§ Input data:

==================================================

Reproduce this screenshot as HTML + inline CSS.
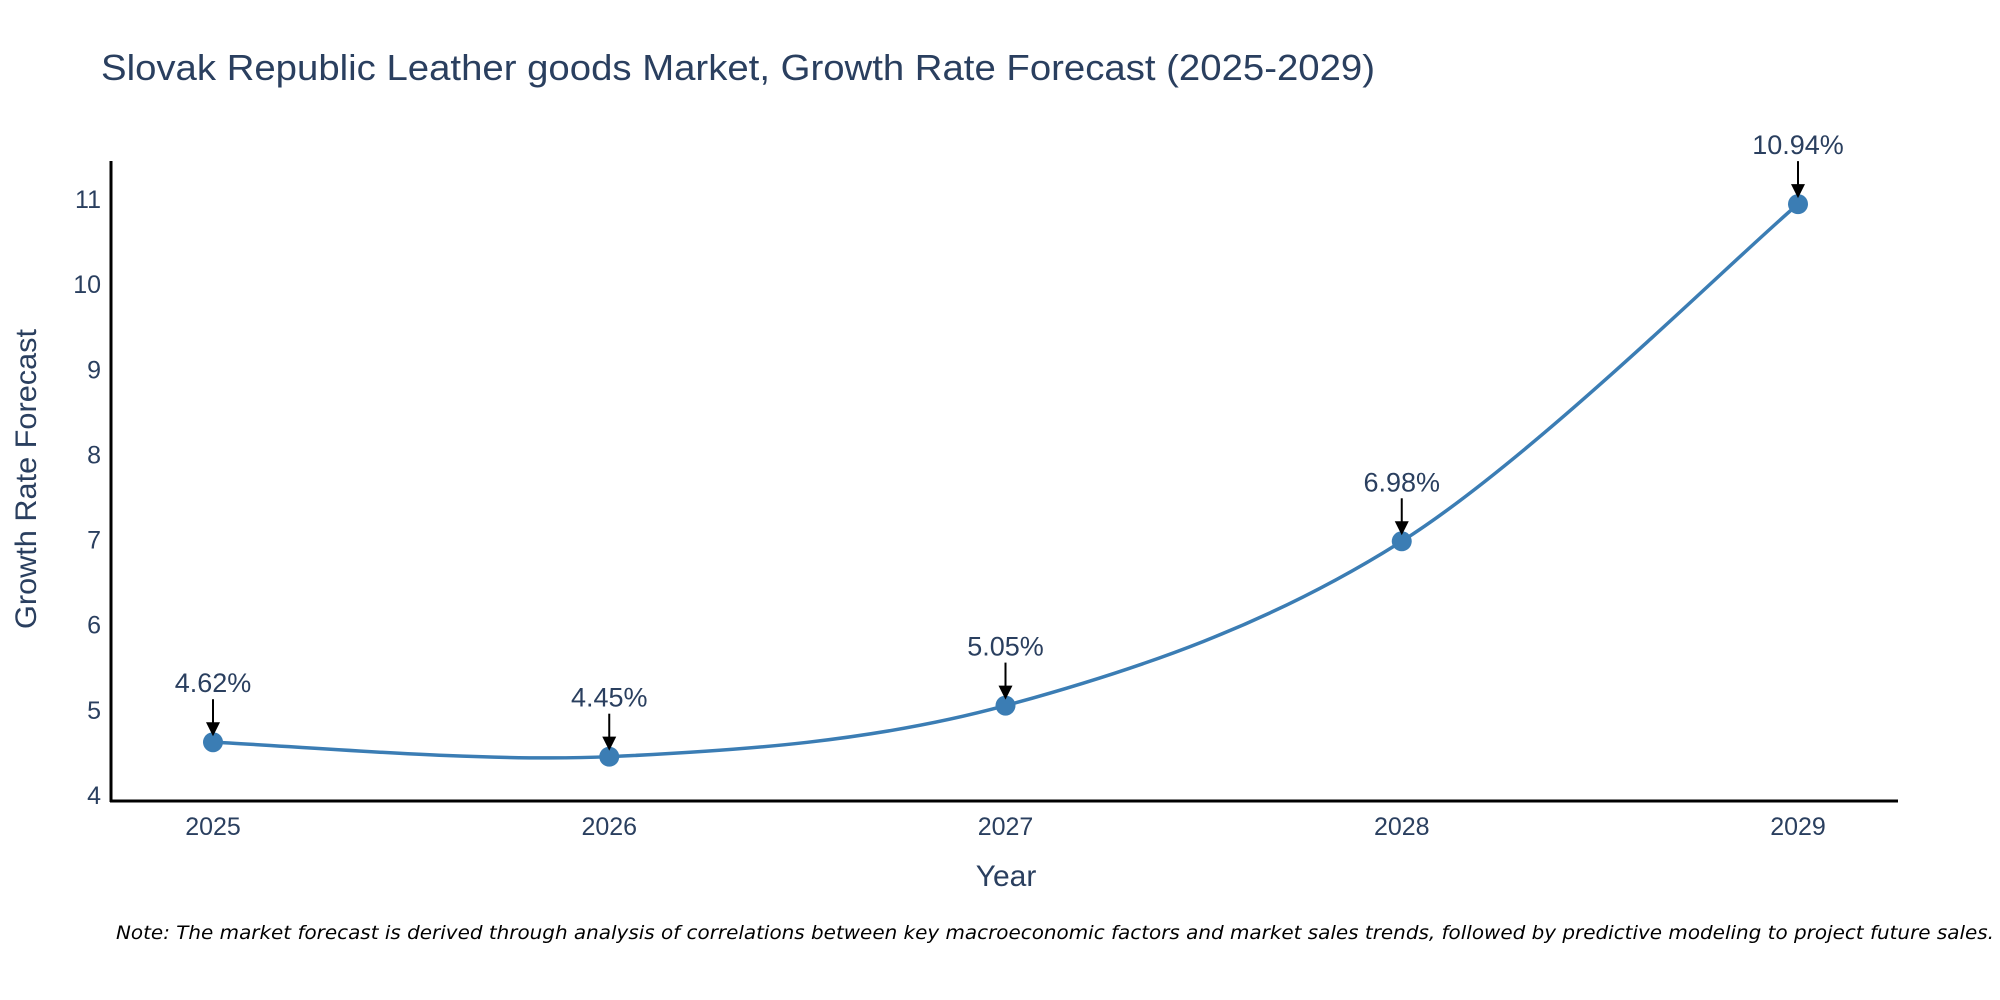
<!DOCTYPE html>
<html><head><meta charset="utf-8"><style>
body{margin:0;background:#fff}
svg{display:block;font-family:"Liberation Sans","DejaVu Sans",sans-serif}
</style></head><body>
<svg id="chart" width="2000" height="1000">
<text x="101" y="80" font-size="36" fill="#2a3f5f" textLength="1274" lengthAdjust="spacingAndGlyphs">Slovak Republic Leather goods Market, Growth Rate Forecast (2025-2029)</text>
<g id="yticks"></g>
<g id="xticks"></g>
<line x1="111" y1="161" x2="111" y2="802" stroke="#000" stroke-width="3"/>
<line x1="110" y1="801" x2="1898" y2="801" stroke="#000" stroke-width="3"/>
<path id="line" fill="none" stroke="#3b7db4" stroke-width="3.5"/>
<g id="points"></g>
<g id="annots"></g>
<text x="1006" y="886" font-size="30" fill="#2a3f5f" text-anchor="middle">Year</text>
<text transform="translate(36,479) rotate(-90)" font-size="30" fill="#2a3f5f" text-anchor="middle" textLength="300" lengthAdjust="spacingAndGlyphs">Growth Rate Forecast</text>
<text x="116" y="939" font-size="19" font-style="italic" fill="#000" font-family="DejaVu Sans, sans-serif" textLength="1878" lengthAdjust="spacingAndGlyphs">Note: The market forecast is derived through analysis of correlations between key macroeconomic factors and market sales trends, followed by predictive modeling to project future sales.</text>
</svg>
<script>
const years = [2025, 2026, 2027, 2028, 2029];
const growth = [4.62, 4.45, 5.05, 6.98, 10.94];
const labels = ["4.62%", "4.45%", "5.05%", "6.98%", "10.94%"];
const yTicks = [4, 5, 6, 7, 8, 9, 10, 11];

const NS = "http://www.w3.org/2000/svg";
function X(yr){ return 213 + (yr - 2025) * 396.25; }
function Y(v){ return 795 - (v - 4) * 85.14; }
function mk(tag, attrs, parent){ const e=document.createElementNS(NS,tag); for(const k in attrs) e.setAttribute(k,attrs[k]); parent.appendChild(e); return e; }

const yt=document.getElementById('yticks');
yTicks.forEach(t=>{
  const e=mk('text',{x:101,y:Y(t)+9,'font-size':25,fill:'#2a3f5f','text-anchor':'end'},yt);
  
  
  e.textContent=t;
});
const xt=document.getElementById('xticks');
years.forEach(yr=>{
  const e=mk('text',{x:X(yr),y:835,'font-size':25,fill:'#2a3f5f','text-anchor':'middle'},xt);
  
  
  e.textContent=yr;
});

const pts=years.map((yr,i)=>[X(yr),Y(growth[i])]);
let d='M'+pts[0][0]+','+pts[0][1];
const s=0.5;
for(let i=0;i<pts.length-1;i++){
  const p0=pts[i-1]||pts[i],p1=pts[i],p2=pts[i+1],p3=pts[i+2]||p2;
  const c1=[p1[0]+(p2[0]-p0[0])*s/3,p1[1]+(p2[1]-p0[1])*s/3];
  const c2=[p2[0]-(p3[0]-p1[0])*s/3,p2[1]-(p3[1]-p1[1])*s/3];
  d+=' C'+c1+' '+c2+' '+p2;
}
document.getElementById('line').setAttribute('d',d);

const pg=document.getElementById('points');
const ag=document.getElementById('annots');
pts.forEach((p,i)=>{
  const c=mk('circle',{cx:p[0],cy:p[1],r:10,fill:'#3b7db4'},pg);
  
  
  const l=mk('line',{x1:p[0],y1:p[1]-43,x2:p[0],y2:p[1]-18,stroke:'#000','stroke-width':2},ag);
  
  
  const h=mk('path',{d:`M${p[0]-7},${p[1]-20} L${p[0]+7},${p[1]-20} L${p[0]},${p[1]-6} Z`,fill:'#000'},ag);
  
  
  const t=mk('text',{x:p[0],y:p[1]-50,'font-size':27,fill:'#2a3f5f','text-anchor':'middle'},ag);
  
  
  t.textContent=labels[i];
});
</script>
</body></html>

==================================================

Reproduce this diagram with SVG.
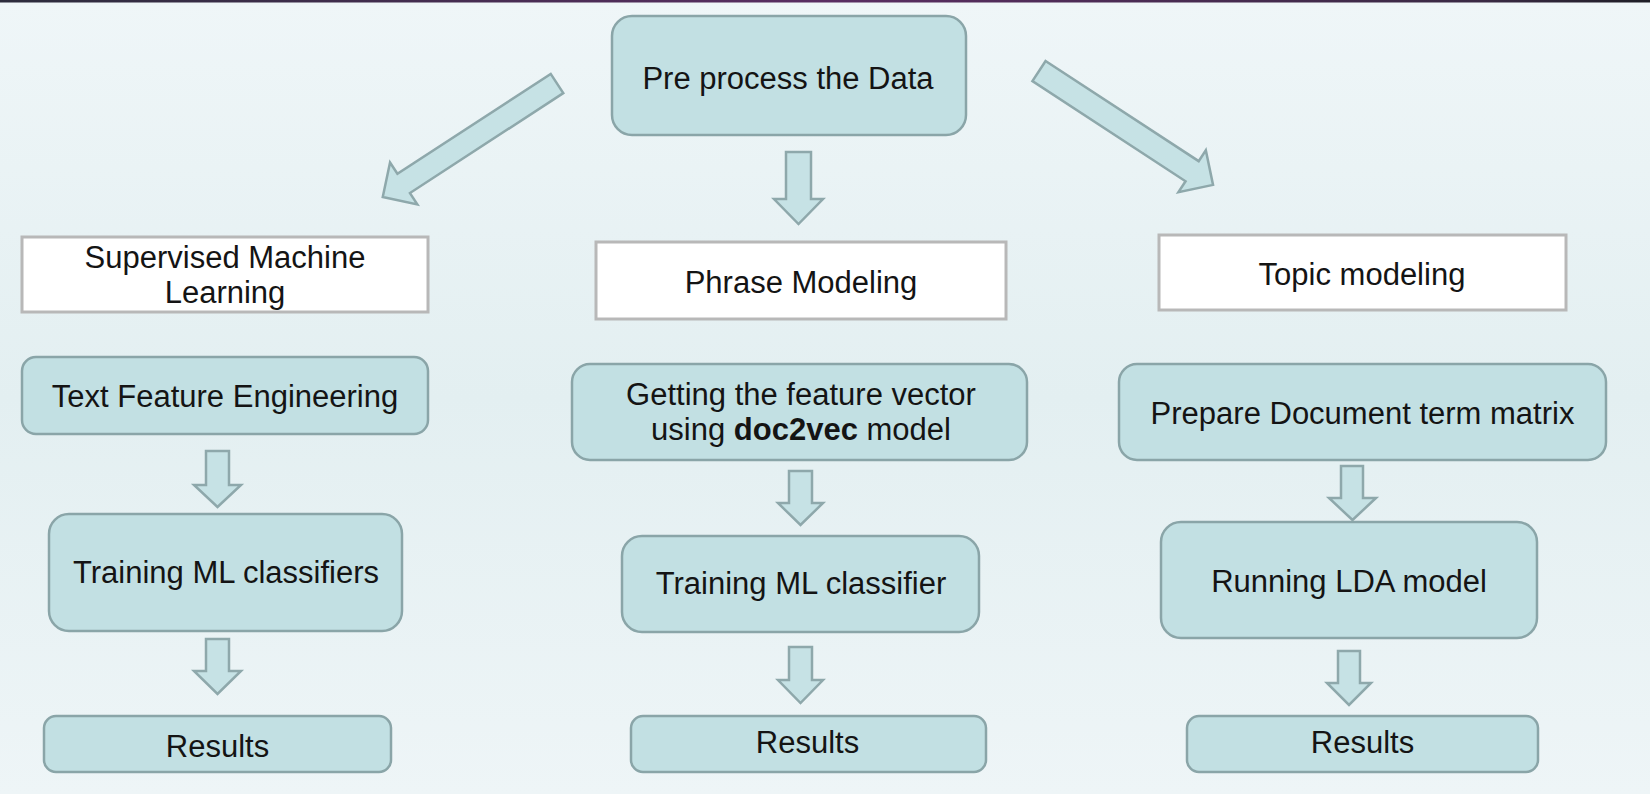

==================================================

§ Your task: Look through the listing and extract every line with "Reproduce" in it.

§ Response to this task:
Reproduce this screenshot as HTML + inline CSS.
Reproduce this diagram with SVG.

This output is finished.